=== Information supplied ===

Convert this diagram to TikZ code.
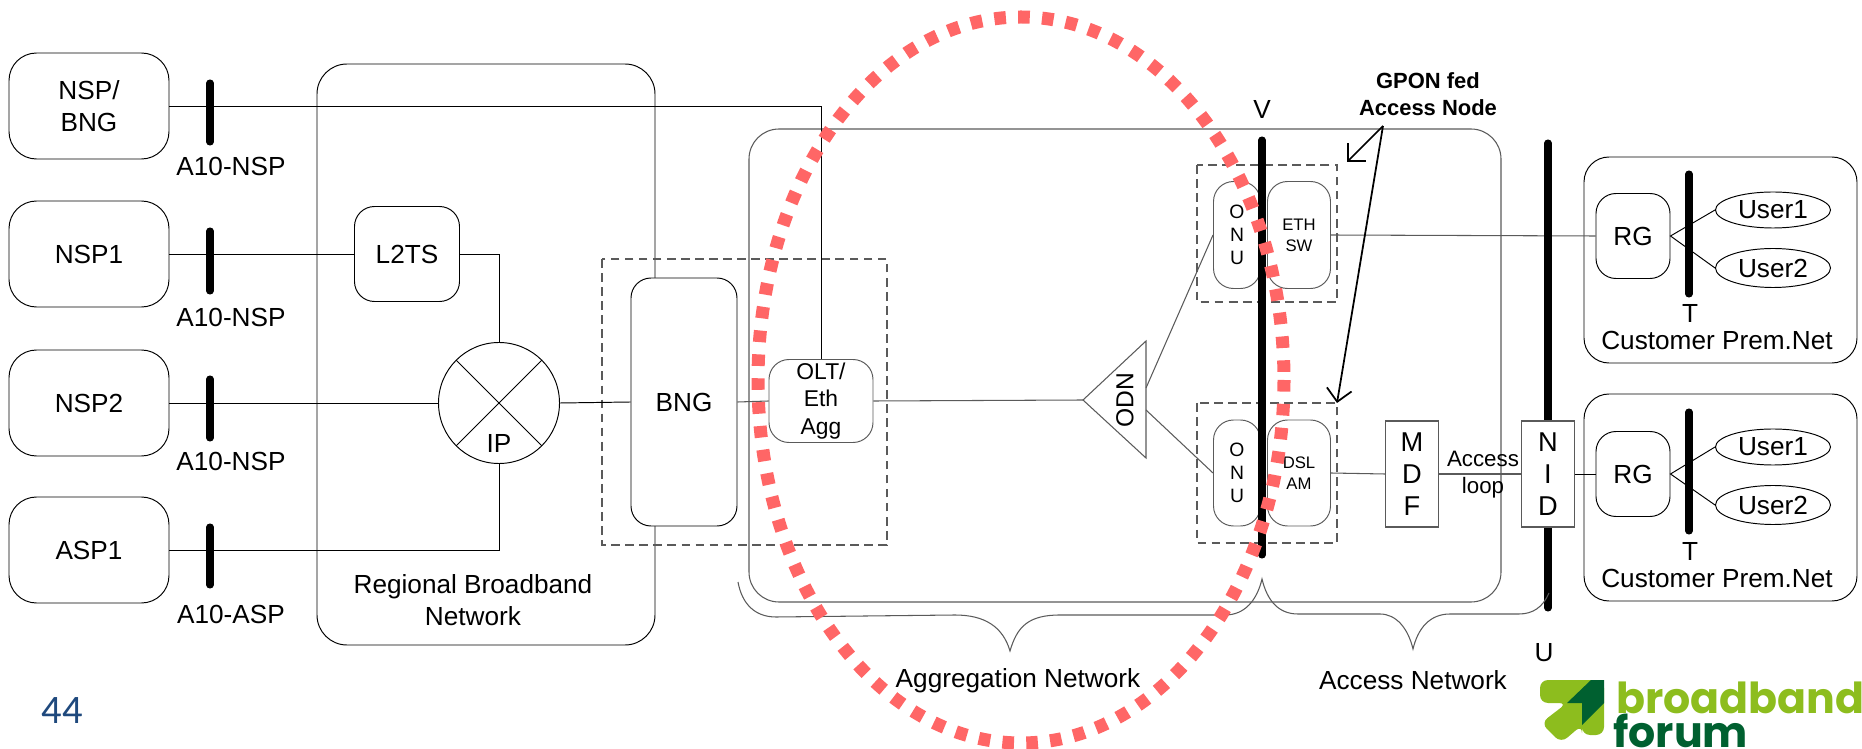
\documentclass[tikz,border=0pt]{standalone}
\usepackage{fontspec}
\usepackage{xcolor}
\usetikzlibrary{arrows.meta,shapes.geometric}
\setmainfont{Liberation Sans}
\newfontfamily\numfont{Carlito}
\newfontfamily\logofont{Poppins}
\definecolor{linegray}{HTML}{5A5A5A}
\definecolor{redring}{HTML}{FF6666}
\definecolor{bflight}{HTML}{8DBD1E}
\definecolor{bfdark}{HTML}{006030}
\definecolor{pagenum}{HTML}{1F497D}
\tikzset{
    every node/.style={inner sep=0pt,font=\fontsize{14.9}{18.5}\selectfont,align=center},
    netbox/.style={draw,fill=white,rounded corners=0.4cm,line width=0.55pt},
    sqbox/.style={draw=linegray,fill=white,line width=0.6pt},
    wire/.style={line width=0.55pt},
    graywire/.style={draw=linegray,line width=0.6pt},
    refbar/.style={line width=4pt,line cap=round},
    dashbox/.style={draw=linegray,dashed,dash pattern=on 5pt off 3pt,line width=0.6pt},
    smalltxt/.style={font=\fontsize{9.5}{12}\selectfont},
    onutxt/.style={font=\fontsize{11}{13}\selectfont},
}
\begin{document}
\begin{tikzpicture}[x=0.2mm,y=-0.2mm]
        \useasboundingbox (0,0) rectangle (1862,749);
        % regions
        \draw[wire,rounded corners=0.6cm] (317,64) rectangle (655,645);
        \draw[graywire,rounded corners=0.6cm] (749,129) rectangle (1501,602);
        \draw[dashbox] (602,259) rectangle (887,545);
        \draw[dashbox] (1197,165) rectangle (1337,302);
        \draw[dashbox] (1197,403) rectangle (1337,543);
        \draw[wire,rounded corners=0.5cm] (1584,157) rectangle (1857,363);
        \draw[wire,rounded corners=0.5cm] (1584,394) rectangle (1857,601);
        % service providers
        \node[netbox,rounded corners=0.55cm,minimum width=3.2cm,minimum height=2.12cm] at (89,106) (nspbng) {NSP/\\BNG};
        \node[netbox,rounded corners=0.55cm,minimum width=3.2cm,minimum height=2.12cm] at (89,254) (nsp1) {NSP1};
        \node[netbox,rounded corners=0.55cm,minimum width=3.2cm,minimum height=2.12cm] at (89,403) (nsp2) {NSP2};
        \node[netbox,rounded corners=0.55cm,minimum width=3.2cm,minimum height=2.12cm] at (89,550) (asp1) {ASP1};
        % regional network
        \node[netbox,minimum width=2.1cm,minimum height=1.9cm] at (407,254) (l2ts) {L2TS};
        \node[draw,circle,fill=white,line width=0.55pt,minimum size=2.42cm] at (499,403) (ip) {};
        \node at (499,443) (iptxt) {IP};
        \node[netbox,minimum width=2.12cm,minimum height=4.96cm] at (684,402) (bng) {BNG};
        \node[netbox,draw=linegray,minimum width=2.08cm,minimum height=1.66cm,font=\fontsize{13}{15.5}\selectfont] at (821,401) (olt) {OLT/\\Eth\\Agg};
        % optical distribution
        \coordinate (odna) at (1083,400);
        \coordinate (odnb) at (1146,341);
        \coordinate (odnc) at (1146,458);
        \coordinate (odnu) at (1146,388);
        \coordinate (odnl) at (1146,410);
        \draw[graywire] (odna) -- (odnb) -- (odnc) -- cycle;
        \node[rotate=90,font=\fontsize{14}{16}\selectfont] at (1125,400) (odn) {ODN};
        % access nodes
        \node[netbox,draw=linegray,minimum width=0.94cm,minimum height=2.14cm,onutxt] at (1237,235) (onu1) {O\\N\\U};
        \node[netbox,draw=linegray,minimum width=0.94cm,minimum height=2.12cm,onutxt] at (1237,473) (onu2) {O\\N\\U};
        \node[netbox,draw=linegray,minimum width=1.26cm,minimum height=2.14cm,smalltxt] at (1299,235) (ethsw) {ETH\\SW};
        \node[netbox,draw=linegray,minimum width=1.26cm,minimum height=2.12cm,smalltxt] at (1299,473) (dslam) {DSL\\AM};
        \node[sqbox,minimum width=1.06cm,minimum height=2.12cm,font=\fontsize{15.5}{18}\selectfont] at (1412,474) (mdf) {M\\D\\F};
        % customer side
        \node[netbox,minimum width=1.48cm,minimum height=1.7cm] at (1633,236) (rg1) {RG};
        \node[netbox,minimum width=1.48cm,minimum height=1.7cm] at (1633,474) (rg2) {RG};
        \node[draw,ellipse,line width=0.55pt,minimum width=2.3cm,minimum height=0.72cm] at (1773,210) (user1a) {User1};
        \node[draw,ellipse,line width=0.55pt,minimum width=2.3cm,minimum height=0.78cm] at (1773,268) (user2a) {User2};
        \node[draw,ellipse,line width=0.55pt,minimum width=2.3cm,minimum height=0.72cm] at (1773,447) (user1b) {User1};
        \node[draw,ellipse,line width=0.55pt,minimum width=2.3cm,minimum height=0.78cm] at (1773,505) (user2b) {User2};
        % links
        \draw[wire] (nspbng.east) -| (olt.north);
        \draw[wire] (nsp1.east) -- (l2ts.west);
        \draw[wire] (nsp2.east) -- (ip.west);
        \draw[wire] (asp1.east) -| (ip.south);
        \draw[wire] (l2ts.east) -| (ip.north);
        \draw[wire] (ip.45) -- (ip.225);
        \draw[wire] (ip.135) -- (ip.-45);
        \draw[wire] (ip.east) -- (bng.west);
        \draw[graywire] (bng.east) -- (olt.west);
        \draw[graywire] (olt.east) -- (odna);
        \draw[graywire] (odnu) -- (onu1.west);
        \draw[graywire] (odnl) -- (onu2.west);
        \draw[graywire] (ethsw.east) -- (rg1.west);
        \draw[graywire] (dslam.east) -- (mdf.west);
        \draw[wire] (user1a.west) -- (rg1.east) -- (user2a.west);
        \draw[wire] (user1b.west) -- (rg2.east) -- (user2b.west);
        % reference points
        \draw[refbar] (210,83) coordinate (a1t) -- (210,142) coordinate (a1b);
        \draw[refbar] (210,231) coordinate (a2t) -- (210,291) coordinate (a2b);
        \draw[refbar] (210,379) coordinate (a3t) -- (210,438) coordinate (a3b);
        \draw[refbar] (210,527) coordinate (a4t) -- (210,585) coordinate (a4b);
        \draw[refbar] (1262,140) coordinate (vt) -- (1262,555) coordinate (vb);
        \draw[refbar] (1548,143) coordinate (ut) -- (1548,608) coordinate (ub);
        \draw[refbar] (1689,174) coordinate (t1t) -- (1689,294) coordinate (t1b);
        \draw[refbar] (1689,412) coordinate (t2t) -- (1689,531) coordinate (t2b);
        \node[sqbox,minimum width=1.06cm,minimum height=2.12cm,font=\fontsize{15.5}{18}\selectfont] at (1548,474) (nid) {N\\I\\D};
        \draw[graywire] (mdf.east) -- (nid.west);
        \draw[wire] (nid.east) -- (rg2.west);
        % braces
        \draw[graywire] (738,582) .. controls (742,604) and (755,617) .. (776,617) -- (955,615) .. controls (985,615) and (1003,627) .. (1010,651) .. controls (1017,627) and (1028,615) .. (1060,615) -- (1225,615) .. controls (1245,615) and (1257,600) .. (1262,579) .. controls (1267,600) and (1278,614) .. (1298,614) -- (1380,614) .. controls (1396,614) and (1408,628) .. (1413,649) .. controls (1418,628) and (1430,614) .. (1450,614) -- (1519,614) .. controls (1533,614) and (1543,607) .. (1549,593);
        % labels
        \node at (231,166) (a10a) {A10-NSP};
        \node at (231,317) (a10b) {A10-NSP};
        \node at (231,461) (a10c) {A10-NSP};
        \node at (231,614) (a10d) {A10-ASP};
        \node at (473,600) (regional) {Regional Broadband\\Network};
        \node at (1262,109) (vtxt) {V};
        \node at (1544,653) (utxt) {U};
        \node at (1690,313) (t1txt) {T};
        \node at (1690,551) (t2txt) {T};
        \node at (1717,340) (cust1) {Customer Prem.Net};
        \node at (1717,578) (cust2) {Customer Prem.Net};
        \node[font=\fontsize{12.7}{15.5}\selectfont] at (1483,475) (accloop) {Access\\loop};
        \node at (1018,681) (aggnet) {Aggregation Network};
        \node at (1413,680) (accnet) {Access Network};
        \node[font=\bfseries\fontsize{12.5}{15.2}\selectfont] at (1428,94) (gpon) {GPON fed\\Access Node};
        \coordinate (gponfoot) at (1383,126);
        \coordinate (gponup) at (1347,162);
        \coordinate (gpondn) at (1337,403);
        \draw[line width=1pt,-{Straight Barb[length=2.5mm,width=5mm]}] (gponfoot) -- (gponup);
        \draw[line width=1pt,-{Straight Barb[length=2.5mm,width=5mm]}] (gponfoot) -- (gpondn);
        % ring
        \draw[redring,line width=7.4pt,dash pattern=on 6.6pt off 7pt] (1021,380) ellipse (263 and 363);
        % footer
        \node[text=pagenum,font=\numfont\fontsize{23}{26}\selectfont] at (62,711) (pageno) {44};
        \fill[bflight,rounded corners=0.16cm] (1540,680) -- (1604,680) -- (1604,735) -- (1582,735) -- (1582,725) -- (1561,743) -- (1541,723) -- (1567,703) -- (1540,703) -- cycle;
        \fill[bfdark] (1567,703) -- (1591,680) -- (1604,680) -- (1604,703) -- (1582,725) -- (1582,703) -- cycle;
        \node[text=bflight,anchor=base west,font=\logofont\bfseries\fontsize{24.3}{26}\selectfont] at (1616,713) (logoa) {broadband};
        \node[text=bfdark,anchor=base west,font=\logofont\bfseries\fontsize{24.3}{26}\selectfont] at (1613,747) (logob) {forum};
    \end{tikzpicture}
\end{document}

===
=== Information supplied ===

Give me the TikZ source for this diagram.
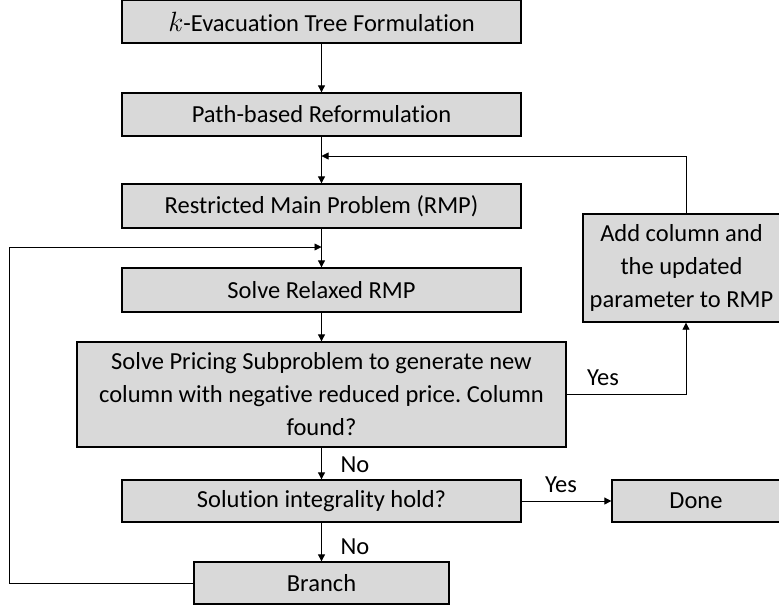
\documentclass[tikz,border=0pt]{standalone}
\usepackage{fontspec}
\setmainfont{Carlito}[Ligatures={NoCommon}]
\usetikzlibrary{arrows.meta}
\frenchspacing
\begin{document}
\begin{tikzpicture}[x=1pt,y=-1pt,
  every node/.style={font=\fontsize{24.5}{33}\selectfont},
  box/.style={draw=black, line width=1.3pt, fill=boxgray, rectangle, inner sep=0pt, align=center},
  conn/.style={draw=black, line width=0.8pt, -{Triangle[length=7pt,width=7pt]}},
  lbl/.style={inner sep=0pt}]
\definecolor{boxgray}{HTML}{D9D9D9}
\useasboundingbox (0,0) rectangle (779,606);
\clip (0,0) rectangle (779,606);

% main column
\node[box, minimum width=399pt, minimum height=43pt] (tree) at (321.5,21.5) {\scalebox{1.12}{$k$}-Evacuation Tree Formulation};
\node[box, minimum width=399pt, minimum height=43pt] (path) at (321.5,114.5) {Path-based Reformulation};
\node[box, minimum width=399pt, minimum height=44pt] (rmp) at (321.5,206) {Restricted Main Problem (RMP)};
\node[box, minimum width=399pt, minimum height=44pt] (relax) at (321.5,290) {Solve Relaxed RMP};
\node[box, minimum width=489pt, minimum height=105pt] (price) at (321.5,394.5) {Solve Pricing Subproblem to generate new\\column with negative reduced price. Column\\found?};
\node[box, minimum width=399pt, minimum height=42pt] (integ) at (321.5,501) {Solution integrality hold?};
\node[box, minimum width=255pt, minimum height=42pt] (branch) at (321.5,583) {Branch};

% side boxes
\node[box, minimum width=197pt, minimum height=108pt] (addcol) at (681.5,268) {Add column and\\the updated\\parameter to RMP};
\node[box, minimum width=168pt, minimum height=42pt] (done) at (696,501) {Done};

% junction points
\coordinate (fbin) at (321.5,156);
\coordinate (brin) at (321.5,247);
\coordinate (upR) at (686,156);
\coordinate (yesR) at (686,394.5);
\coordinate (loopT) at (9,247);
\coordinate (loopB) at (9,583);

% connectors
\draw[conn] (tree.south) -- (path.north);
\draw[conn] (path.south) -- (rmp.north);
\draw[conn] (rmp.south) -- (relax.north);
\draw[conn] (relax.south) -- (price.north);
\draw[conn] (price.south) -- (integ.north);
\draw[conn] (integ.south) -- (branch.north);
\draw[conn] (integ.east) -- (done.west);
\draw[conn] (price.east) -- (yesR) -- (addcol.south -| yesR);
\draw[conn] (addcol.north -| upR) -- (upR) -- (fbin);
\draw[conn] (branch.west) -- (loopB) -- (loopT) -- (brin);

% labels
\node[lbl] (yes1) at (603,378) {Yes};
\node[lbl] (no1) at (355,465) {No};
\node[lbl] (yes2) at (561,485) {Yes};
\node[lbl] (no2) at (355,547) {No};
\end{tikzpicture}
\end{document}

===

**What you should do:**
Print exactly what appears from the line holding "Give me the TikZ source for this diagram." down to the line holding "(loopB) at (9,583);", both ends kept, leaving out the pictures.

**Answer to the task:**
Give me the TikZ source for this diagram.
\documentclass[tikz,border=0pt]{standalone}
\usepackage{fontspec}
\setmainfont{Carlito}[Ligatures={NoCommon}]
\usetikzlibrary{arrows.meta}
\frenchspacing
\begin{document}
\begin{tikzpicture}[x=1pt,y=-1pt,
  every node/.style={font=\fontsize{24.5}{33}\selectfont},
  box/.style={draw=black, line width=1.3pt, fill=boxgray, rectangle, inner sep=0pt, align=center},
  conn/.style={draw=black, line width=0.8pt, -{Triangle[length=7pt,width=7pt]}},
  lbl/.style={inner sep=0pt}]
\definecolor{boxgray}{HTML}{D9D9D9}
\useasboundingbox (0,0) rectangle (779,606);
\clip (0,0) rectangle (779,606);

% main column
\node[box, minimum width=399pt, minimum height=43pt] (tree) at (321.5,21.5) {\scalebox{1.12}{$k$}-Evacuation Tree Formulation};
\node[box, minimum width=399pt, minimum height=43pt] (path) at (321.5,114.5) {Path-based Reformulation};
\node[box, minimum width=399pt, minimum height=44pt] (rmp) at (321.5,206) {Restricted Main Problem (RMP)};
\node[box, minimum width=399pt, minimum height=44pt] (relax) at (321.5,290) {Solve Relaxed RMP};
\node[box, minimum width=489pt, minimum height=105pt] (price) at (321.5,394.5) {Solve Pricing Subproblem to generate new\\column with negative reduced price. Column\\found?};
\node[box, minimum width=399pt, minimum height=42pt] (integ) at (321.5,501) {Solution integrality hold?};
\node[box, minimum width=255pt, minimum height=42pt] (branch) at (321.5,583) {Branch};

% side boxes
\node[box, minimum width=197pt, minimum height=108pt] (addcol) at (681.5,268) {Add column and\\the updated\\parameter to RMP};
\node[box, minimum width=168pt, minimum height=42pt] (done) at (696,501) {Done};

% junction points
\coordinate (fbin) at (321.5,156);
\coordinate (brin) at (321.5,247);
\coordinate (upR) at (686,156);
\coordinate (yesR) at (686,394.5);
\coordinate (loopT) at (9,247);
\coordinate (loopB) at (9,583);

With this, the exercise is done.